After playing a little with unfoldr, I decided I was better off using a simple recursive solution for now until I understand it better. But the first thing I need is a function to split a string just once.
> splitOne = splitOne' []
> where splitOne' acc p [] = (acc, Nothing, Nothing)
> splitOne' acc p xs@(x:xs') =
> let m = p xs
> in case m of
> Just (s, rest) -> (acc, Just s, Just rest)
> Nothing -> splitOne' (acc++[x]) p xs'
splitOne takes a function which either returns the separator and the rest of the string, or Nothing. We iterate the list of characters, stopping at the first where this function matches. Examples of these functions:
> onCharP p xs@(x:xs') | p x = Just ([x], xs')
> | otherwise = Nothing
> onChar c = onCharP (==c)
> onSpace = onCharP isSpace
> onComma = onChar ','
At which point we can do:
*Main> splitOne onSpace "nice cup of tea"
("nice",Just " ",Just "cup of tea")
*Main> splitOne onSpace "nice"
("nice",Nothing,Nothing)
So we now need to run for the whole length of the string, which is where the actual split function comes in.
> split t p [] = []
> split t p xs = let (tok,sep,rest) = splitOne p xs
> res = t (tok,sep)
> in case rest of
> Nothing -> res
> Just rest' -> res ++ split t p rest'
split takes a transformation function as well as a predicate. This takes the lists of (separator,token) and transforms them as required.
> onlyToken :: (t, t1) -> [t]
> onlyToken (x,_) = [x]
> -- onlyWord ("",_) = []
> onlyWord ([],_) = []
> onlyWord (x, _) = [x]
> tokenAndSep (t, Nothing) = [t]
> tokenAndSep (t, Just s) = [t,s]
This means that you can write the words function, as well as a function to split on commas, with different behaviours.

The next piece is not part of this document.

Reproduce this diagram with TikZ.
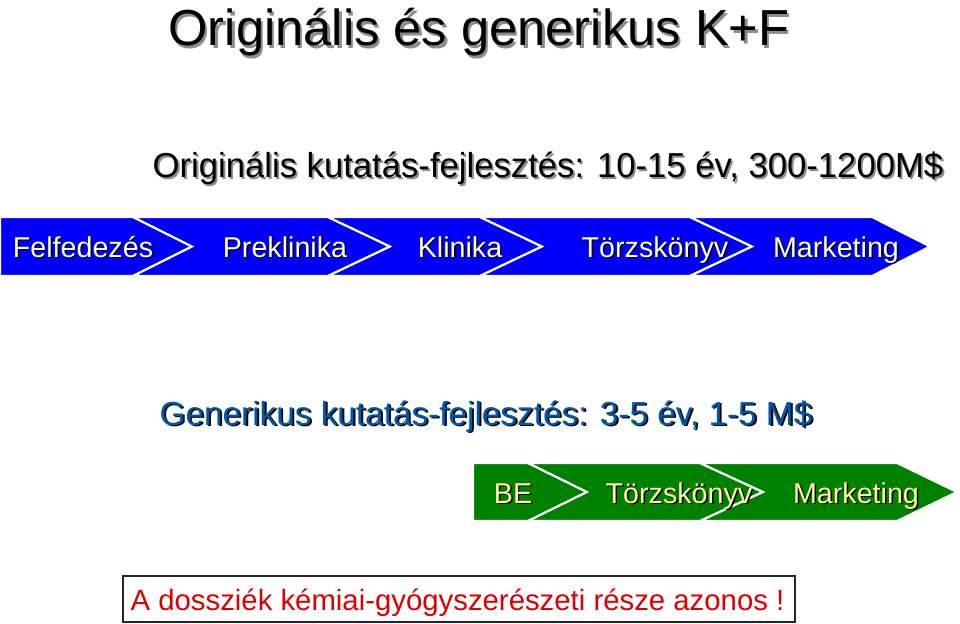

> words = split onlyWord onSpace
> commas = split tokenAndSep onComma
As quicksilver suggested, split does indeed have a rather complicated type:
*Main> :t split
split :: (([a1], Maybe a2) -> [a])
-> ([a1] -> Maybe (a2, [a1]))
-> [a1]
-> [a]
but the final function is simple enough. I did promise that we'd be able to split on words as well as characters, and this is why splitOne runs the predicate against xs instead of just the head of the list.
> onPrefix :: Eq a => [a] -> [a] -> Maybe ([a], [a])
> onPrefix = onPrefix' []
> where onPrefix' :: Eq a => [a] -> [a] -> [a] -> Maybe ([a], [a])
> onPrefix' acc [] s2 = Just (acc, s2)
> onPrefix' acc _ [] = Nothing
> onPrefix' acc s1 s2
> | (head s1) == (head s2)
> = onPrefix' (acc++[head s1]) (tail s1) (tail s2)
> | otherwise = Nothing
Which gives us:
*Main> split onlyWord (onPrefix "and") "sex and drugs and rock and roll"
["sex "," drugs "," rock "," roll"]
OK, this is still missing two important things from the Perl function:
- split on a regexp. You could use some parser combinator as the splitOne predicate.
- split a certain number of fields and then stop, like so:
DB> x split /,/, "red,green,yellow,blue", 3
0 'red'
1 'green'
2 'yellow,blue'This one, I haven't really thought enough about how to implement, without complicating things.
As usual when I start on Haskell, I'm missing some obvious way to make the API not suck horribly, so comments and criticism very welcome.
Update Nov 15:
Thanks to everyone who responded here and on reddit (it is a constant source of pleasure and amazement that people find these silly posts worth commenting on :-)
Andrew, vincentk, and geezusfreak commented that splitting a string is really a form of parsing, and therefore they would use a proper parser library like Parsec. Good point, though split in Perl is often “just good enough” as a lightweight solution. I'd like to see a solution in Parsec or similar though.
Mamie Camacho suggested to use Text.Regex:
I had a play with this and it's quite simple to do something like:
> splitRegex (mkRegex "\\s*,\\s*") "eggs,ham, whatever"
Haskell's string quoting is less pleasant than Perl's (having to quote the backtick) and this version doesn't seem to have the semantics of keeping the separator in capture brackets. (e.g. if you use the string “(\\s*,\\s*)“)
Other good suggestions included starting from the source of words and deriving a more general solution from that. Thanks again!